The war inside the Tories intensified this week with a new offensive from Brexiteer former ministers and backbenchers.
Boris Johnson savaged May for “handing over £40 billion for two thirds of diddly squat”. “We have gone into battle with the white flag fluttering over our leading tank,” he wrote in his Daily Telegraph column.
Johnson’s attack was not the only one. Former Brexit secretary David Davis said May’s Brexit proposals, known as the “Chequers deal”, were “worse than staying in” the European Union (EU).
And he pledged to vote against the proposals ahead of March 2019, the date when Britain officially leaves the EU.
These were well-timed interventions before the opening of parliament and the Tories’ autumn conference in Birmingham at the end of September.
The Tories’ horrow show has led to growing momentum for a second referendum.
Many people support it because of fears about the rise of the far right, racism or the future of the NHS. And many see the EU as a progressive alternative—or at least a block—to the vile Brexit-supporting reactionaries within the Tory party.
There are serious problems with this argument. Whatever people’s intentions for supporting the People’s Vote campaign, its leadership is a collection of scoundrels.

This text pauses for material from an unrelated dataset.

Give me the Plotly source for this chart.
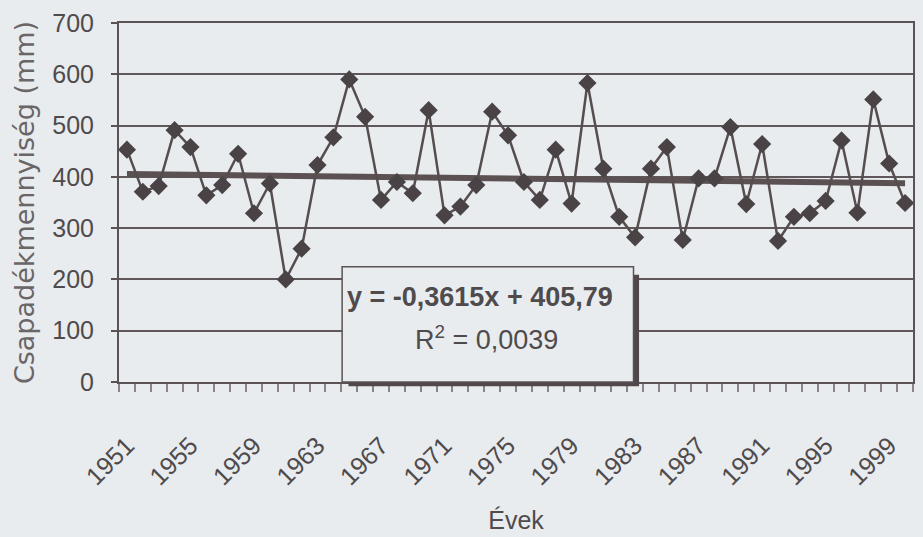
import plotly.graph_objects as go

years = list(range(1951, 2001))
precip = [453, 371, 382, 491, 458, 364, 384, 445, 329, 387,
          200, 260, 423, 477, 590, 517, 355, 390, 368, 530,
          325, 342, 384, 527, 481, 390, 355, 453, 348, 583,
          416, 322, 282, 416, 458, 277, 397, 397, 497, 347,
          464, 275, 322, 329, 353, 471, 330, 551, 426, 349]
trend_slope = -0.3615
trend_intercept = 405.79
r_squared = 0.0039
y_ticks = [0, 100, 200, 300, 400, 500, 600, 700]
x_tick_years = list(range(1951, 2001, 4))

BG = "#e8ecef"
INK = "#564d4f"
TXT = "#4f4a4c"
NARROW = "Liberation Sans Narrow, Arial Narrow, Liberation Sans, Arial, sans-serif"
SANS = "Liberation Sans, Arial, sans-serif"

trend_y = [trend_slope * (yr - years[0] + 1) + trend_intercept for yr in years]

fig = go.Figure()
fig.add_trace(go.Scatter(x=years, y=trend_y, mode="lines",
                         line=dict(color="#5b5153", width=6), hoverinfo="skip",
                         showlegend=False))
fig.add_trace(go.Scatter(x=years, y=precip, mode="lines+markers",
                         line=dict(color=INK, width=2.5),
                         marker=dict(symbol="diamond", size=14, color="#4a4345"),
                         showlegend=False))

# equation box (paper coords relative to the plot area)
bx0, bx1, by0, by1 = 0.281, 0.648, 0.0, 0.321
fig.add_shape(type="rect", xref="paper", yref="paper",
              x0=bx0 + 0.008, x1=bx1 + 0.007, y0=by0 - 0.012, y1=by1 - 0.022,
              fillcolor="#4f4749", line=dict(width=0), layer="above")
fig.add_shape(type="rect", xref="paper", yref="paper",
              x0=bx0, x1=bx1, y0=by0, y1=by1,
              fillcolor=BG, line=dict(color="#5a5254", width=1.5), layer="above")
eq_text = "y = %sx + %s" % (str(trend_slope).replace(".", ","),
                            str(trend_intercept).replace(".", ","))
fig.add_annotation(xref="paper", yref="paper", x=0.455, y=0.237,
                   text="<b>%s</b>" % eq_text,
                   showarrow=False, font=dict(family=SANS, size=27, color=TXT),
                   xanchor="center", yanchor="middle")
fig.add_annotation(xref="paper", yref="paper", x=0.463, y=0.122,
                   text="R<sup>2</sup> = %s" % str(r_squared).replace(".", ","),
                   showarrow=False, font=dict(family=SANS, size=27, color=TXT),
                   xanchor="center", yanchor="middle")

fig.update_layout(
    width=923, height=537,
    margin=dict(l=119, r=10, t=23, b=155),
    paper_bgcolor=BG, plot_bgcolor=BG,
    font=dict(family=SANS, color=TXT),
    xaxis=dict(
        automargin=False,
        range=[years[0] - 0.5, years[-1] + 0.5],
        tickmode="array", tickvals=x_tick_years,
        ticktext=[str(v) for v in x_tick_years],
        tickangle=-45, ticks="",
        tickfont=dict(family=SANS, size=25, color=TXT),
        ticklabelstandoff=37,
        showgrid=False, zeroline=False,
        showline=True, linecolor="#5a5254", linewidth=2, mirror=True,
        minor=dict(ticks="outside", tickmode="linear", tick0=years[0] - 0.5, dtick=1,
                   ticklen=8, tickcolor="#8a8486", tickwidth=1.5, showgrid=False),
        title=dict(text="Évek", font=dict(family=NARROW, size=25, color=TXT), standoff=22),
    ),
    yaxis=dict(
        automargin=False,
        range=[0, 700], tickmode="array", tickvals=y_ticks,
        ticks="outside", ticklen=6, tickcolor="#5a5254", tickwidth=1.5,
        tickfont=dict(family=NARROW, size=25, color=TXT),
        ticklabelstandoff=12,
        showgrid=True, gridcolor="#5f5759", gridwidth=1.5,
        zeroline=False,
        showline=True, linecolor="#5a5254", linewidth=2, mirror=True,
        title=dict(text="Csapadékmennyiség (mm)",
                   font=dict(family="DejaVu Sans, sans-serif", size=27, color="#6a6567"),
                   standoff=10),
    ),
)

fig.write_html("out.html")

They offer no alternative to the Tories’ austerity or racism.
Tory backers include MP Anna Soubry. As minister of public health in 2012, she was at the forefront of pushing through the hated Health and Social Care Act that entrenched privatisation in the NHS.
Then there’s Blairite MP Chuka Umunna, a key mover behind the Labour Campaign for the Single Market (LCSM). Its pamphlet said Britain hadn’t used “significant restriction within EU law” to limit freedom of movement for migrants.
This shows that the main dividing line isn’t between those who voted Remain and Leave. It should be between those who support workers’ and migrants’ rights and those who want to push through more austerity and racism.
The Chequers deal is a bad deal because it’s based on Tory policies.
It would dump freedom of movement and seek to keep EU single market rules that ban nationalisation of whole industries such as the railways. And Tory planning documents for a no-deal scenario show they would do that anyway.
The most effective response is the same as to any Tory attack—to mount a fightback on the picket lines and streets. A second referendum would draw a line of division in workplaces that would make it harder to build that sort of united resistance.
There is an underlying argument that says to stop right wingers we have to back the “liberal centre”. Hanging onto the coattails of liberals would be a disaster for socialists and anti-racists.
It would send a message that we have nothing to say to working class people who voted leave out of a deep anger at the establishment. This would be a gift for the far right.
The socialist alternative includes recognising that the EU isn’t progressive. The EU’s Fortress Europe policy has turned the Mediterranean into a mass grave of refugees, and single market rules block socialist policies.
A socialist and anti-racist Brexit would say, “Yes to freedom of movement, no to the single market.”
Those arguments have to be made alongside our overriding task of building a united movement against the resurgent far right and racism.